NFL Investigating Fan Behavior at NFC Championship Game in Philly
Seems like yet another witch hunt meant to smear Eagles fans (who aren’t nearly as bad as you may think).
In response to the incessant whining of tissue-paper-soft Minnesota Vikings supporters, the NFL has reportedly launched an investigation into the behavior of Eagles fans during January’s NFC Championship Game. And how long are we going to continue to beat this dead horse, exactly?
According to a report out of Carson Wentz’s home state, league security officials have been in contact with Vikings fans who traveled to the Linc to watch their team get absolutely demolished by our Birds 38-7. Once back home, many salty visitors relayed tales of Eagles fans acting as absolute animals, dousing poor souls in beer and directing more than a few unsavory insults their way. In other words, business as usual for a game with a trip to the Super Bowl on the line.

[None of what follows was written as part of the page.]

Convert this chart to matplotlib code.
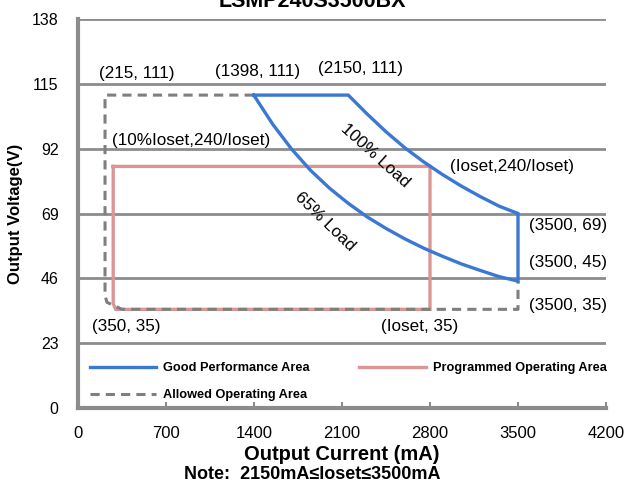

You may recall the leadup to that pivotal tilt from Minnesota’s perspective was focused on the “gang-like” mentality of Eagles fans and how best to survive a Sunday in Hell with us miscreants. No big deal — we’re used to that sort of smear campaign here in Philly. But dressing up the Rocky statue in purple and gold? Now that’s a problem. As Principal Vernon so eloquently stated in The Breakfast Club, “Don’t mess with the bull, young man, or you’ll get the horns.”
Foaming at the mouth and starving for a championship, Eagles fans simply played the role in which they were cast by our timid friends over in Minnesota. Were we a little aggressive and overly obnoxious? Sure, all in good fun. But were any Vikings fans in actual danger? Likely not. There were only six arrests that game – three for counterfeit ticket sales, two for disorderly conduct, and one for assault on police.
The lowest of our ranks may eat crap and throw right hooks at police horses, but the fact remains that Eagles fans on the whole are not as volatile as we’re made out to be. A Washington Post study found that San Diego (now Los Angeles) led the league in arrests per game from 2011 to 2016, with an average of 24.6. The Eagles didn’t even crack the top five during that span.
“We believe the interviews will help inform some recommendations going forward,” NFL senior vice president and chief security officer Cathy Lanier says. “We want to incorporate any lessons learned into future improvements.”
The league will publicly announce any changes to stadium protocol as a result of its investigation.